После четырех лет общения с норниками я научился с грехом пополам понимать их жесты и язык. Они были довольно эмоциональными пациентами, поэтому я знал, как они обозначают различные степени боли, изучил названия многих органов и мог разобраться, на что жалуются мои подопечные, но это, пожалуй, и все. Наши доморощенные специалисты-ксенологи любили на досуге поспорить, есть у норников свой язык или нет. Большинство сходилось во мнении, что здешние обитатели гораздо разумнее шимпанзе, но не так развиты, как, скажем, неандертальцы; существовали, впрочем, и более смелые гипотезы, но у них почти не было сторонников.
В отличие от моих товарищей, у меня не было сколько-нибудь солидной академической подготовки, поэтому я мог полагаться только на собственные неквалифицированные наблюдения.
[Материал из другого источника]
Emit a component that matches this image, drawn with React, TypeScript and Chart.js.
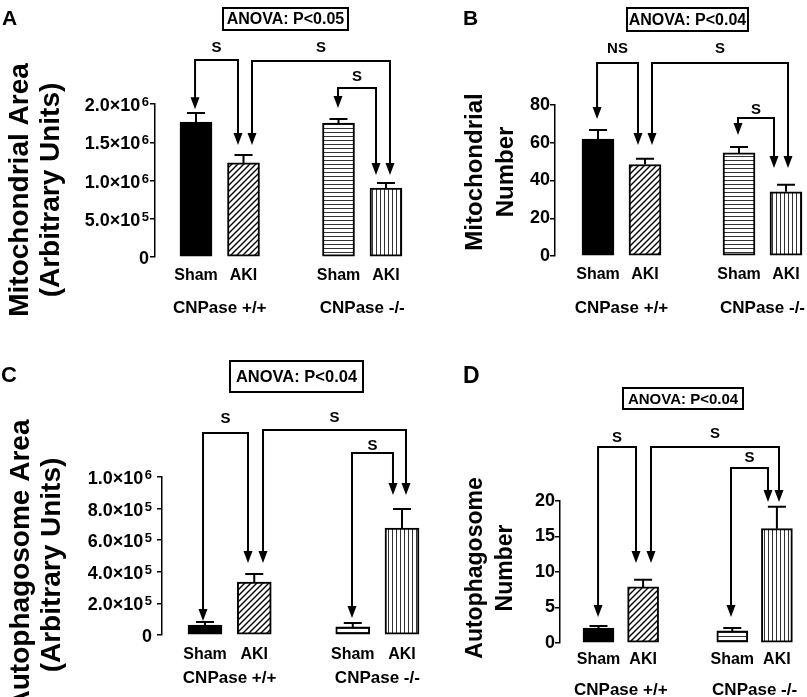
import React, { useEffect, useRef } from 'react';
import { Chart, registerables } from 'chart.js';

Chart.register(...registerables);

const FONT = '"Liberation Sans", Arial, Helvetica, sans-serif';
Chart.defaults.font.family = FONT;
Chart.defaults.color = '#000';

// ---------- data ----------
const categories = ['Sham', 'AKI', 'Sham', 'AKI'];
const xPositions = [0, 1, 3, 4];
const groupLabels = ['CNPase +/+', 'CNPase -/-'];
const groupPositions = [0.5, 3.5];

const mitoAreaValues = [1.765e6, 1.23e6, 1.75e6, 0.9e6];
const mitoAreaErrors = [0.117e6, 0.103e6, 0.055e6, 0.067e6];
const mitoAreaTicks = [0, 5e5, 1e6, 1.5e6, 2e6];

const mitoNumberValues = [62, 48.5, 54.6, 34];
const mitoNumberErrors = [4.8, 3, 3.2, 3.7];
const mitoNumberTicks = [0, 20, 40, 60, 80];

const autoAreaValues = [6.3e4, 3.35e5, 5.1e4, 6.77e5];
const autoAreaErrors = [1.9e4, 0.51e5, 2.5e4, 1.2e5];
const autoAreaTicks = [0, 2e5, 4e5, 6e5, 8e5, 1e6];

const autoNumberValues = [2.1, 7.9, 1.7, 16.1];
const autoNumberErrors = [0.3, 1.0, 0.4, 3.1];
const autoNumberTicks = [0, 5, 10, 15, 20];

// comparisons: [x1, x2, topValue, tip1Value, tip2Value, label, labelGap]
const mitoAreaBrackets: any[] = [
  [-0.02, 0.884, 2.575e6, 1.93e6, 1.464e6, 'S', 12],
  [1.179, 4.084, 2.562e6, 1.464e6, 1.072e6, 'S', 13],
  [2.99, 3.79, 2.209e6, 1.948e6, 1.072e6, 'S', 11],
];
const mitoNumberBrackets: any[] = [
  [-0.02, 0.851, 102.25, 72.6, 58.8, 'NS', 14],
  [1.149, 4.043, 102.25, 58.8, 46.6, 'S', 14],
  [2.979, 3.745, 73.1, 64.1, 46.6, 'S', 8],
];
const autoAreaBrackets: any[] = [
  [-0.04, 0.873, 1.278e6, 8.86e4, 4.557e5, 'S', 14],
  [1.178, 4.081, 1.297e6, 4.557e5, 8.86e5, 'S', 12],
  [2.985, 3.817, 1.152e6, 1.076e5, 8.86e5, 'S', 7],
];
const autoNumberBrackets: any[] = [
  [-0.01, 0.841, 27.6, 3.66, 11.27, 'S', 9],
  [1.177, 4.047, 27.6, 11.27, 19.86, 'S', 13],
  [2.971, 3.8, 24.65, 3.66, 19.86, 'S', 10],
];

// ---------- panel layout ----------
const panels: any[] = [
  {
    letter: 'A', letterPos: [2, 25], letterSize: 21,
    anova: 'ANOVA: P<0.05', box: [223, 8, 125, 22], anovaSize: 16,
    left: 155, top: 104, bottom: 257, x0: 196, unit: 47.5, right: 414, barW: 32,
    values: mitoAreaValues, errors: mitoAreaErrors, ticks: mitoAreaTicks, max: 2e6, sci: true, tickRight: 149,
    catPad: 1.4, groupY: 308,
    title: ['Mitochondrial Area', '(Arbitrary Units)'], titleSize: 28, titleBase: [28, 59], titleCY: 190,
    brackets: mitoAreaBrackets,
  },
  {
    letter: 'B', letterPos: [463, 25], letterSize: 21,
    anova: 'ANOVA: P<0.04', box: [627, 8, 121, 23], anovaSize: 16,
    left: 555, top: 105, bottom: 256, x0: 598, unit: 47, right: 805, barW: 32,
    values: mitoNumberValues, errors: mitoNumberErrors, ticks: mitoNumberTicks, max: 80, sci: false, tickRight: 0,
    catPad: 1.4, groupY: 308,
    title: ['Mitochondrial', 'Number'], titleSize: 24, titleBase: [482, 513], titleCY: 172,
    brackets: mitoNumberBrackets,
  },
  {
    letter: 'C', letterPos: [1, 382], letterSize: 22,
    anova: 'ANOVA: P<0.04', box: [230, 361, 133, 31], anovaSize: 16.5,
    left: 162, top: 477, bottom: 635, x0: 205, unit: 49.25, right: 431, barW: 34,
    values: autoAreaValues, errors: autoAreaErrors, ticks: autoAreaTicks, max: 1e6, sci: true, tickRight: 152,
    catPad: 2.4, groupY: 678,
    title: ['Autophagosome Area', '(Arbitrary Units)'], titleSize: 28, titleBase: [29, 60], titleCY: 565,
    brackets: autoAreaBrackets,
  },
  {
    letter: 'D', letterPos: [463, 383], letterSize: 23,
    anova: 'ANOVA: P<0.04', box: [623, 388, 120, 21], anovaSize: 15,
    left: 560, top: 501, bottom: 643, x0: 598.5, unit: 44.6, right: 804, barW: 31,
    values: autoNumberValues, errors: autoNumberErrors, ticks: autoNumberTicks, max: 20, sci: false, tickRight: 0,
    catPad: -0.6, groupY: 690,
    title: ['Autophagosome', 'Number'], titleSize: 23, titleBase: [482, 512], titleCY: 568,
    brackets: autoNumberBrackets,
  },
];

const W = 807;
const H = 697;
const Y_AXIS_W = 60;
const X_AXIS_H = 30;

function makePatterns(ctx: CanvasRenderingContext2D) {
  const mk = (w: number, h: number, draw: (c: CanvasRenderingContext2D) => void) => {
    const c = document.createElement('canvas');
    c.width = w;
    c.height = h;
    const g = c.getContext('2d')!;
    g.fillStyle = '#fff';
    g.fillRect(0, 0, w, h);
    draw(g);
    return ctx.createPattern(c, 'repeat')!;
  };
  const diag = mk(6, 6, (g) => {
    g.strokeStyle = '#000';
    g.lineWidth = 1.4;
    g.beginPath();
    g.moveTo(-1, 7); g.lineTo(7, -1);
    g.moveTo(-1, 1); g.lineTo(1, -1);
    g.moveTo(5, 7); g.lineTo(7, 5);
    g.stroke();
  });
  const hor = mk(4, 4, (g) => {
    g.fillStyle = '#333';
    g.fillRect(0, 0, 4, 1);
  });
  const ver = mk(4, 4, (g) => {
    g.fillStyle = '#333';
    g.fillRect(0, 0, 1, 4);
  });
  return ['#000', diag, hor, ver];
}

function errorBarPlugin(p: any) {
  return {
    id: 'errorBars' + p.letter,
    afterDatasetsDraw(chart: any) {
      const ctx = chart.ctx;
      const ys = chart.scales.y;
      const meta = chart.getDatasetMeta(0);
      ctx.save();
      ctx.strokeStyle = '#000';
      ctx.lineWidth = 2;
      meta.data.forEach((bar: any, i: number) => {
        const top = ys.getPixelForValue(p.values[i] + p.errors[i]);
        ctx.beginPath();
        ctx.moveTo(bar.x, bar.y);
        ctx.lineTo(bar.x, top);
        ctx.moveTo(bar.x - 9, top);
        ctx.lineTo(bar.x + 9, top);
        ctx.stroke();
      });
      ctx.restore();
    },
  };
}

function annotPlugin(p: any) {
  return {
    id: 'annot' + p.letter,
    afterDraw(chart: any) {
      const ctx: CanvasRenderingContext2D = chart.ctx;
      const xs = chart.scales.x;
      const ys = chart.scales.y;
      ctx.save();
      ctx.fillStyle = '#000';
      ctx.strokeStyle = '#000';

      // panel letter
      ctx.font = `bold ${p.letterSize}px ${FONT}`;
      ctx.textAlign = 'left';
      ctx.textBaseline = 'alphabetic';
      ctx.fillText(p.letter, p.letterPos[0], p.letterPos[1]);

      // ANOVA box
      const [bx, by, bw, bh] = p.box;
      ctx.lineWidth = 2;
      ctx.strokeRect(bx, by, bw, bh);
      ctx.font = `bold ${p.anovaSize}px ${FONT}`;
      ctx.textAlign = 'center';
      ctx.textBaseline = 'middle';
      ctx.fillText(p.anova, bx + bw / 2, by + bh / 2 + 1);

      // group labels
      ctx.font = `bold 17px ${FONT}`;
      groupLabels.forEach((g, i) => {
        ctx.fillText(g, xs.getPixelForValue(groupPositions[i]), p.groupY);
      });

      // y title
      ctx.font = `bold ${p.titleSize}px ${FONT}`;
      ctx.textBaseline = 'alphabetic';
      ctx.textAlign = 'center';
      p.title.forEach((line: string, i: number) => {
        ctx.save();
        ctx.translate(p.titleBase[i], p.titleCY);
        ctx.rotate(-Math.PI / 2);
        ctx.fillText(line, 0, 0);
        ctx.restore();
      });

      // scientific tick labels
      if (p.sci) {
        ys.ticks.forEach((t: any) => {
          const v = t.value;
          const y = ys.getPixelForValue(v);
          ctx.textAlign = 'right';
          ctx.textBaseline = 'alphabetic';
          if (v === 0) {
            ctx.font = `bold 18px ${FONT}`;
            ctx.fillText('0', p.tickRight, y + 7);
            return;
          }
          const exp = Math.floor(Math.log10(v) + 1e-9);
          const mant = (v / Math.pow(10, exp)).toFixed(1);
          ctx.font = `bold 13px ${FONT}`;
          const supW = ctx.measureText(String(exp)).width;
          ctx.fillText(String(exp), p.tickRight, y + 2);
          ctx.font = `bold 18px ${FONT}`;
          ctx.fillText(`${mant}×10`, p.tickRight - supW - 1.5, y + 7);
        });
      }

      // comparison brackets
      const AH = 12;
      const AW = 4.5;
      ctx.lineWidth = 2;
      ctx.lineJoin = 'miter';
      p.brackets.forEach((b: any[]) => {
        const [x1v, x2v, topV, t1V, t2V, label, gap] = b;
        const x1 = xs.getPixelForValue(x1v);
        const x2 = xs.getPixelForValue(x2v);
        const top = ys.getPixelForValue(topV);
        const t1 = ys.getPixelForValue(t1V);
        const t2 = ys.getPixelForValue(t2V);
        ctx.beginPath();
        ctx.moveTo(x1, t1 - AH + 1);
        ctx.lineTo(x1, top);
        ctx.lineTo(x2, top);
        ctx.lineTo(x2, t2 - AH + 1);
        ctx.stroke();
        [[x1, t1], [x2, t2]].forEach(([ax, ay]) => {
          ctx.beginPath();
          ctx.moveTo(ax, ay);
          ctx.lineTo(ax - AW, ay - AH);
          ctx.lineTo(ax + AW, ay - AH);
          ctx.closePath();
          ctx.fill();
        });
        ctx.font = `bold 15px ${FONT}`;
        ctx.textAlign = 'center';
        ctx.textBaseline = 'middle';
        ctx.fillText(label, (x1 + x2) / 2, top - gap);
      });

      ctx.restore();
    },
  };
}

function buildChart(canvas: HTMLCanvasElement, p: any) {
  const ctx = canvas.getContext('2d')!;
  const fills = makePatterns(ctx);
  const xmin = -(p.x0 - p.left) / p.unit;
  const xmax = (p.right - p.x0) / p.unit;
  return new Chart(canvas, {
    type: 'bar',
    data: {
      datasets: [
        {
          data: xPositions.map((x, i) => ({ x, y: p.values[i] })),
          backgroundColor: fills as any,
          borderColor: '#000',
          borderWidth: 2,
          borderSkipped: false,
          barThickness: p.barW,
        } as any,
      ],
    },
    options: {
      animation: false,
      responsive: false,
      devicePixelRatio: 1,
      events: [],
      layout: {
        padding: {
          left: p.left - Y_AXIS_W,
          right: W - p.right,
          top: p.top,
          bottom: H - p.bottom - X_AXIS_H,
        },
      },
      plugins: { legend: { display: false }, tooltip: { enabled: false } },
      scales: {
        x: {
          type: 'linear',
          min: xmin,
          max: xmax,
          offset: false,
          afterBuildTicks: (s: any) => {
            s.ticks = xPositions.map((v) => ({ value: v }));
          },
          afterFit: (s: any) => {
            s.height = X_AXIS_H;
          },
          grid: { display: false, offset: false },
          border: { display: false },
          ticks: {
            autoSkip: false,
            maxRotation: 0,
            padding: p.catPad,
            color: '#000',
            font: { size: 16, weight: 'bold', family: FONT },
            callback: (_v: any, i: number) => categories[i],
          },
        },
        y: {
          type: 'linear',
          min: 0,
          max: p.max,
          afterBuildTicks: (s: any) => {
            s.ticks = p.ticks.map((v: number) => ({ value: v }));
          },
          afterFit: (s: any) => {
            s.width = Y_AXIS_W;
          },
          grid: {
            display: true,
            drawOnChartArea: false,
            drawTicks: true,
            tickLength: 5,
            color: '#000',
            lineWidth: 1.5,
          },
          border: { display: true, color: '#000', width: 1.5 },
          ticks: {
            display: !p.sci,
            padding: 0,
            color: '#000',
            font: { size: 18, weight: 'bold', family: FONT },
          },
        },
      },
    } as any,
    plugins: [errorBarPlugin(p), annotPlugin(p)],
  });
}

function PanelChart({ panel }: { panel: any }) {
  const ref = useRef<HTMLCanvasElement>(null);
  useEffect(() => {
    const chart = buildChart(ref.current!, panel);
    return () => chart.destroy();
  }, [panel]);
  return (
    <canvas
      ref={ref}
      width={W}
      height={H}
      style={{ position: 'absolute', left: 0, top: 0, width: W, height: H }}
    />
  );
}

export default function App() {
  return (
    <div style={{ position: 'absolute', left: 0, top: 0, width: W, height: H, background: '#fff', overflow: 'hidden' }}>
      {panels.map((p) => (
        <PanelChart key={p.letter} panel={p} />
      ))}
    </div>
  );
}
А они недвусмысленно свидетельствовали: аборигены значительно умнее неандертальцев. Ведь норники не только нашли врача, когда он понадобился, но и сумели объяснить, что им нужно. Кроме того, они дали нам понять, что не потерпят никакой видеосъемки. На подобное волеизъявление не способно ни одно животное, и для меня этого было вполне достаточно. Правда, обезьяны иногда начинают швырять бананами в человека с фотоаппаратом, но они делают это вовсе не потому, что им не нравится позировать.
Одним из основных признаков разумности мои коллеги почему-то считали способность вести общественную жизнь. По-моему, чушь собачья. У каждого из нас бывали моменты, когда «общественная жизнь» надоедала нам до чертиков, и хотелось убежать далеко в степь или напиться. Если брать только один этот критерий, то норников следовало считать даже более разумными, чем люди, так как они собирались вместе лишь по необходимости. Ко мне, во всяком случае, они приходили главным образом по одному, реже — по двое или по трое, когда приносили ребенка или тяжело раненого, но я знал: они образуют многочисленные, прекрасно организованные группы, если им нужно собирать в степи пищу или воевать друг с другом. Серых норников я встречал только с серыми, черных — только с черными, из чего сделал вывод: в окрестностях базы обитает как минимум два племени. Но однажды утром в дверь операционной постучалось три взрослых черных норника. Они несли на руках четвертого, тоже взрослого. Его мех был светло-серым.
Серого норника ранили в грудь. В этом не усматривалось ничего необычного. Пока я натягивал хирургические перчатки, черные норники издавали характерное «Ак-ак-ак!» — звук, который, как я уже знал, означает глубокое беспокойство. Они даже попытались помочь мне уложить раненого на операционный стол, чего никогда раньше не делали — то ли блюдя свое достоинство, то ли просто потому, что стол был для них высоковат.